Thanks for the starlight

Me and her sitting in a tree, K_I-S-S-I-N-G.“Life is just a collection of memories, and memories are like starlight: they go on forever.” (Aurora Borealis) by C.W. McCall. in a tale of sleeping under lights that have been traveling most of forever, and have forever yet to go.

Most of my best memories involve travel. It’s been said that it’s the journey, not the destination that counts – unless the destination is Gransma’s house for Thanksgiving dinner. I have had a pretty fun trip, though there have been a few places where I’ve needed four-wheel-drive.

I have met many wonderful people along the way. I cherish meeting “strangers” as I wander from place to place, touching each others’ lives ever so briefly, including the non-human inhabitants of our planet I spend much of my life learning and photographing.

For instance, the gentleman the other day who, having seen my Outback park catty-whompous in the bushes, and me walking nearly a quarter-mile away, walked nearly to where I was to see whether my vehicle might have become disabled. It hadn’t, but during our discussion, he told me of otters on the creek where there are not, supposedly, otters.

And he told of beavers that often cross the road to harvest stalks from the neighboring cornfield. I had seen signs of beaver in the distinctively cut-down bushes along the creek, but I’d never thought of them harvesting corn.

In Hamburg, Germany one afternoon several decades ago, I was buying postcards at a train station when began a conversation with a young woman named Barbara. I do not remember who started it, though I recall her saying she knew I was a tourist because of the postcards and the Nikon camera hanging from my neck (thereby rendering another purpose for that set of bones and muscles other than to keep my head from dragging on the ground).

We walked around town for few hours, trading stories about our homes and me taking pictures of some of the cleanest urbanity I had ever seen. Shop windows displayed candies and pastries and clothing among carefully coiffed flower gardens along sidewalks washed down every morning before the stores opened.

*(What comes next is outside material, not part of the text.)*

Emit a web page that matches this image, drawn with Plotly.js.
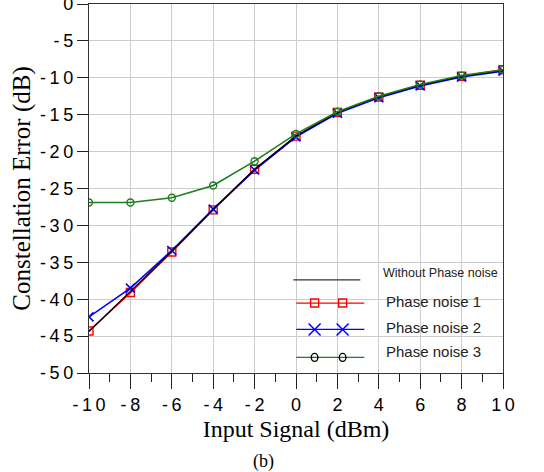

Barbara had some difficulty imagining our malls, where as many shops were stuffed on multiple levels indoors, but she decided, considering the nightly news in 1968, that the United States was too violent a place to visit. I hope I was a good ambassador for our nation. Though the evening news continues to paint a bleak picture, the truth is in a gathering of nearly 350-million people, not many of us actually experience the disturbance that seems to infest our nation’s televisions.

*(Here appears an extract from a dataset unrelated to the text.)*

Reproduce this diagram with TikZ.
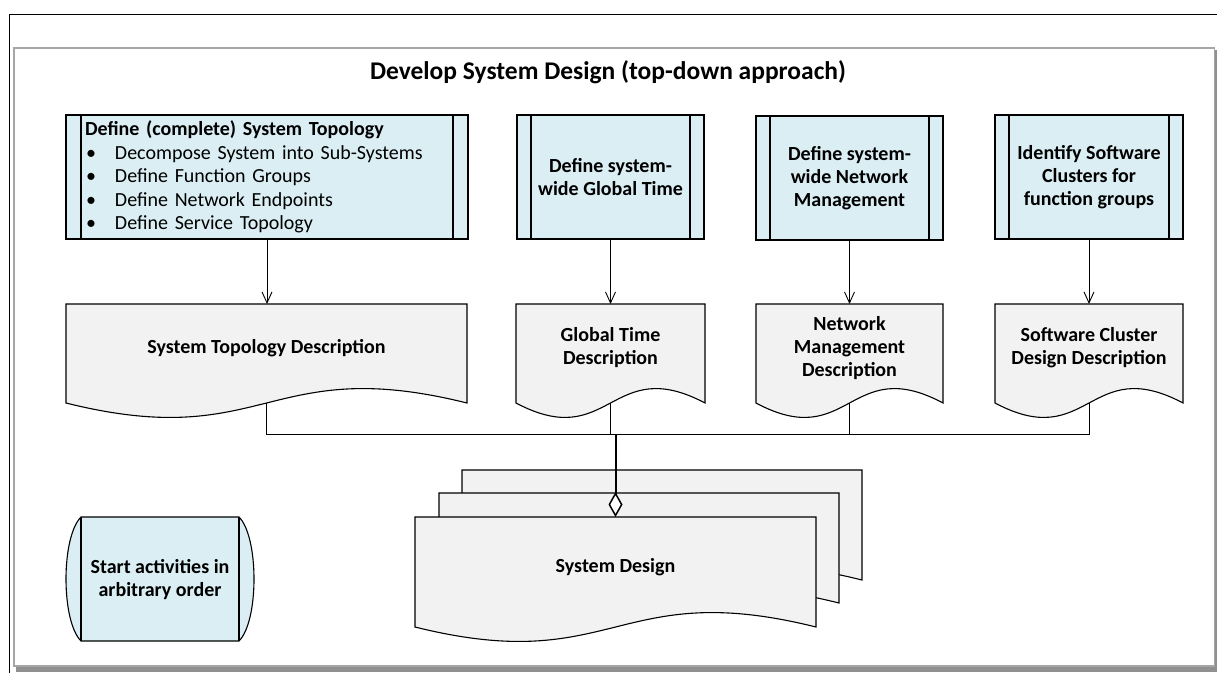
\documentclass[tikz,border=0pt]{standalone}
\usepackage{fontspec}
\setmainfont{Carlito}
\usetikzlibrary{arrows.meta,calc}
\definecolor{procblue}{HTML}{DAEEF3}
\definecolor{docgray}{HTML}{F2F2F2}
\definecolor{framegray}{HTML}{A6A6A6}
\definecolor{shadowgray}{HTML}{909090}
\newcommand{\bitem}{\hspace*{1pt}\makebox[29pt][l]{\textbullet}}
\newcommand{\docpath}[1]{%
  \path[docfill] (#1.north west) -- (#1.north east) -- (#1.south east)
   .. controls ($(#1.south)+(0,-50)$) and ($(#1.south)+(0,50)$) .. (#1.south west) -- cycle;}
\begin{document}
\begin{tikzpicture}[x=1pt,y=-1pt,
  shapeline/.style={draw=black,line width=1.1pt},
  procbox/.style={shapeline,fill=procblue,inner sep=0,outer sep=0,minimum height=124pt,
     font=\fontsize{20}{23}\selectfont\bfseries,align=center},
  geom/.style={inner sep=0,outer sep=0,minimum height=#1},
  lbl/.style={font=\fontsize{20}{23}\selectfont\bfseries,align=center,inner sep=0},
  docfill/.style={shapeline,fill=docgray},
  flow/.style={draw=black,line width=0.9pt,-{Straight Barb[length=11pt,width=10pt,line width=0.9pt]}},
  bus/.style={draw=black,line width=0.9pt},
  agg/.style={draw=black,line width=2pt,-{Diamond[length=25pt,width=14pt,fill=white,line width=1.5pt]}}
]
\useasboundingbox (0,0) rectangle (1217,673);
% frame
\draw[black,line width=1pt] (9,673) -- (9,14) -- (1217,14);
\fill[shadowgray] (16,666) rectangle (1217,672);
\fill[shadowgray] (1214,50) rectangle (1217,672);
\draw[framegray,line width=1.2pt] (14,48) rectangle (1214.5,666);

% title
\node[font=\fontsize{25.5}{30}\selectfont\bfseries,inner sep=0] (title) at (608,72) {Develop System Design (top-down approach)};

% process boxes
\node[procbox,minimum width=402pt,text width=364pt,align=left,font=\fontsize{20}{23.5}\selectfont] (b1) at (267,177)
 {\textbf{Define (complete) System Topology}\\
  \bitem Decompose System into Sub-Systems\\
  \bitem Define Function Groups\\
  \bitem Define Network Endpoints\\
  \bitem Define Service Topology};
\node[procbox,minimum width=187pt] (b2) at (610.5,177) {Define system-\\wide Global Time};
\node[procbox,minimum width=187pt] (b3) at (849.5,178) {Define system-\\wide Network\\Management};
\node[procbox,minimum width=188pt] (b4) at (1089,177) {Identify Software\\Clusters for\\function groups};
\foreach \b/\s in {b1/15,b2/14,b3/14,b4/14}{
  \draw[shapeline] ([xshift=\s pt]\b.north west) -- ([xshift=\s pt]\b.south west);
  \draw[shapeline] ([xshift=-\s pt]\b.north east) -- ([xshift=-\s pt]\b.south east);
}

% documents
\node[geom=99pt,minimum width=401pt] (d1) at (266.5,353.5) {};
\docpath{d1}
\node[lbl] (d1t) at ($(d1.center)+(0,-5.5)$) {System Topology Description};
\node[geom=99pt,minimum width=189pt] (d2) at (610.5,353.5) {};
\docpath{d2}
\node[lbl] (d2t) at ($(d2.center)+(0,-5.5)$) {Global Time\\Description};
\node[geom=99pt,minimum width=187pt] (d3) at (849.5,353.5) {};
\docpath{d3}
\node[lbl] (d3t) at ($(d3.center)+(0,-5.5)$) {Network\\Management\\Description};
\node[geom=99pt,minimum width=188pt] (d4) at (1089,353.5) {};
\docpath{d4}
\node[lbl] (d4t) at ($(d4.center)+(0,-5.5)$) {Software Cluster\\Design Description};

% stacked system design documents
\node[geom=110pt,minimum width=400pt] (ds3) at (662,525) {};
\docpath{ds3}
\node[geom=110pt,minimum width=400pt] (ds2) at (639,548) {};
\docpath{ds2}
\node[geom=110pt,minimum width=401pt] (ds1) at (615.5,572) {};
\docpath{ds1}
\node[lbl] (dst) at ($(ds1.center)+(0,-5)$) {System Design};

% start node
\path[shapeline,fill=procblue] (81,517) -- (239,517) .. controls (259,537) and (259,621) .. (239,641)
  -- (81,641) .. controls (61,621) and (61,537) .. (81,517) -- cycle;
\draw[shapeline] (81,517) -- (81,641) (239,517) -- (239,641);
\node[lbl] (s) at (160,580) {Start activities in\\arbitrary order};

% connectors
\foreach \i in {1,2,3,4}{
  \draw[flow] (b\i.south) -- (b\i.south |- d\i.north);
}
\coordinate (j) at (615.5,434);
\draw[bus] (d1.south) |- (j);
\draw[bus] (d4.south) |- (j);
\draw[bus] (d2.south) -- (d2.south |- j);
\draw[bus] (d3.south) -- (d3.south |- j);
\draw[agg] (j) -- (ds1.north);
\end{tikzpicture}
\end{document}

I have met many folks who have made my trip funner than it would have been without them. There was the person who offered to knit me a winter hat if I bought the wool, and a trucker who, I discovered as he climbed from his rig at a Virginia truckstop, did not look or sound anything like the persona he projected on his CB radio.

I have learned the difference between grits and cream of wheat, and had a couple good-ol-boys in a pickup stop to lift my Yankee car out of a South Carolina ditch when I cut a bit short backing out of a friend’s driveway.

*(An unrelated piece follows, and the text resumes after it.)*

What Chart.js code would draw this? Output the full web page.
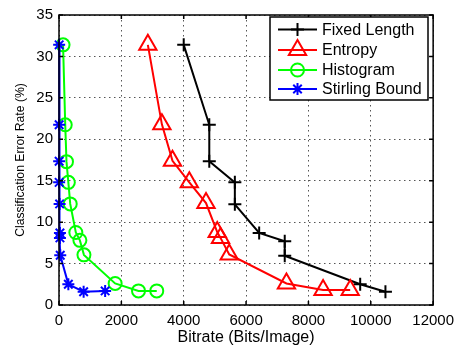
<!DOCTYPE html>
<html><head><meta charset="utf-8">
<script src="https://cdn.jsdelivr.net/npm/chart.js@4/dist/chart.umd.min.js"></script>
<style>html,body{margin:0;padding:0;background:#fff}canvas{display:block}</style>
</head><body>
<canvas id="c" width="461" height="349"></canvas>
<script>
const seriesNames = ['Fixed Length', 'Entropy', 'Histogram', 'Stirling Bound'];
const fixedX = [4000, 4820, 4820, 5640, 5640, 6420, 7240, 7240, 9660, 10470];
const fixedY = [31.4, 21.75, 17.35, 14.8, 12.15, 8.7, 7.7, 5.95, 2.5, 1.6];
const entropyX = [2850, 3300, 3640, 4180, 4715, 5075, 5180, 5460, 7295, 8470, 9340];
const entropyY = [31.4, 21.8, 17.4, 14.8, 12.3, 8.8, 8.1, 6.1, 2.6, 1.8, 1.8];
const histX = [130, 200, 240, 300, 360, 540, 670, 800, 1800, 2550, 3135];
const histY = [31.4, 21.75, 17.3, 14.8, 12.2, 8.75, 7.8, 6.05, 2.6, 1.7, 1.7];
const stirX = [5, 5, 5, 5, 20, 30, 30, 40, 300, 790, 1480];
const stirY = [31.4, 21.75, 17.35, 14.8, 12.2, 8.7, 8.1, 6.0, 2.5, 1.6, 1.7];
const xTicks = [0, 2000, 4000, 6000, 8000, 10000, 12000];
const yTicks = [0, 5, 10, 15, 20, 25, 30, 35];
const xTitle = 'Bitrate (Bits/Image)';
const yTitle = 'Classification Error Rate (%)';

const FONT = "'Liberation Sans', Arial, Helvetica, sans-serif";
const pts = (xs, ys) => xs.map((x, i) => ({x: x, y: ys[i]}));

const styles = [
  {color: '#000000', pointStyle: 'cross', radius: 6.5, order: 4},
  {color: '#ff0000', pointStyle: 'triangle', radius: 10, order: 3},
  {color: '#00ff00', pointStyle: 'circle', radius: 6.5, order: 2},
  {color: '#0000ff', pointStyle: 'star', radius: 6, order: 1}
];
const seriesData = [pts(fixedX, fixedY), pts(entropyX, entropyY), pts(histX, histY), pts(stirX, stirY)];

const datasets = seriesNames.map((name, i) => ({
  label: name,
  data: seriesData[i],
  showLine: true,
  borderColor: styles[i].color,
  backgroundColor: 'rgba(0,0,0,0)',
  borderWidth: 2,
  pointStyle: styles[i].pointStyle,
  pointRadius: styles[i].radius,
  pointHoverRadius: styles[i].radius,
  pointBorderColor: styles[i].color,
  pointBackgroundColor: 'rgba(0,0,0,0)',
  pointBorderWidth: 2,
  order: styles[i].order,
  clip: false,
  tension: 0
}));

function drawMarker(ctx, style, x, y, r) {
  ctx.beginPath();
  if (style === 'cross') {
    ctx.moveTo(x - r, y); ctx.lineTo(x + r, y);
    ctx.moveTo(x, y - r); ctx.lineTo(x, y + r);
  } else if (style === 'triangle') {
    for (let k = 0; k < 3; k++) {
      const a = k * 2 * Math.PI / 3;
      const px = x + Math.sin(a) * r, py = y - Math.cos(a) * r;
      if (k === 0) ctx.moveTo(px, py); else ctx.lineTo(px, py);
    }
    ctx.closePath();
  } else if (style === 'circle') {
    ctx.arc(x, y, r, 0, Math.PI * 2);
  } else if (style === 'star') {
    for (let k = 0; k < 4; k++) {
      const a = k * Math.PI / 4;
      ctx.moveTo(x - Math.sin(a) * r, y - Math.cos(a) * r);
      ctx.lineTo(x + Math.sin(a) * r, y + Math.cos(a) * r);
    }
  }
  ctx.stroke();
}

const framePlugin = {
  id: 'frame',
  afterDraw(chart) {
    const {ctx, chartArea: a, scales} = chart;
    ctx.save();
    ctx.strokeStyle = '#000';
    ctx.lineWidth = 1.5;
    // inward ticks
    const tl = 4;
    ctx.beginPath();
    xTicks.forEach(v => {
      const px = scales.x.getPixelForValue(v);
      ctx.moveTo(px, a.bottom); ctx.lineTo(px, a.bottom - tl);
      ctx.moveTo(px, a.top); ctx.lineTo(px, a.top + tl);
    });
    yTicks.forEach(v => {
      const py = scales.y.getPixelForValue(v);
      ctx.moveTo(a.left, py); ctx.lineTo(a.left + tl, py);
      ctx.moveTo(a.right, py); ctx.lineTo(a.right - tl, py);
    });
    ctx.stroke();
    ctx.strokeRect(a.left, a.top, a.right - a.left, a.bottom - a.top);

    // legend
    const bx = 270, by = 17, bw = 158, bh = 83;
    ctx.fillStyle = '#fff';
    ctx.fillRect(bx, by, bw, bh);
    ctx.lineWidth = 1.5;
    ctx.strokeStyle = '#000';
    ctx.strokeRect(bx, by, bw, bh);
    const rows = [29.5, 50, 70, 89];
    ctx.font = '16px ' + FONT;
    ctx.textBaseline = 'middle';
    ctx.textAlign = 'left';
    seriesNames.forEach((name, i) => {
      const y = rows[i];
      ctx.strokeStyle = styles[i].color;
      ctx.lineWidth = 2;
      ctx.beginPath(); ctx.moveTo(278, y); ctx.lineTo(317, y); ctx.stroke();
      drawMarker(ctx, styles[i].pointStyle, 297.5, y, styles[i].radius);
      ctx.fillStyle = '#000';
      ctx.fillText(name, 322, y + 1);
    });
    ctx.restore();
  }
};

new Chart(document.getElementById('c'), {
  type: 'scatter',
  data: {datasets: datasets},
  options: {
    responsive: false,
    animation: false,
    devicePixelRatio: 1,
    layout: {padding: {left: 0, top: 11, right: 27, bottom: 0}},
    plugins: {legend: {display: false}, tooltip: {enabled: false}},
    scales: {
      x: {
        type: 'linear', min: 0, max: 12000,
        afterBuildTicks: s => { s.ticks = xTicks.map(v => ({value: v})); },
        afterFit: s => { s.height = 44; },
        ticks: {font: {family: FONT, size: 15}, color: '#000', padding: 7, maxRotation: 0, autoSkip: false,
                callback: v => String(v)},
        grid: {color: '#555', lineWidth: 1, drawTicks: false, borderDash: [1.5, 3.5]},
        border: {display: false, dash: [1.5, 3.5]},
        title: {display: true, text: xTitle, color: '#000', font: {family: FONT, size: 16}, padding: {top: 0, bottom: 2}}
      },
      y: {
        type: 'linear', min: 0, max: 35,
        afterBuildTicks: s => { s.ticks = yTicks.map(v => ({value: v})); },
        afterFit: s => { s.width = 59; },
        ticks: {font: {family: FONT, size: 15}, color: '#000', padding: 6, autoSkip: false},
        grid: {color: '#555', lineWidth: 1, drawTicks: false, borderDash: [1.5, 3.5]},
        border: {display: false, dash: [1.5, 3.5]},
        title: {display: true, text: yTitle, color: '#000', font: {family: FONT, size: 12.2}, padding: {top: 13, bottom: 0}}
      }
    }
  },
  plugins: [framePlugin]
});
</script>
</body></html>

I have been lucky enough to discover a ton of cultural similarities as I wandered among nature’s two-and-four-legged critters. In total, they make the fourth Thursday in November a wonderful day to say Thank You for the memories and the starlight that have glowed along my path as I stretch my neck to see what is around the next bend.

Thanks for coming along. I hope you enjoyed the ride. Comments are welcome, and please feel free to share. Click the “Share” button to share it on social media, or copy the URL and send it to friends and acquaintances you think might enjoy it.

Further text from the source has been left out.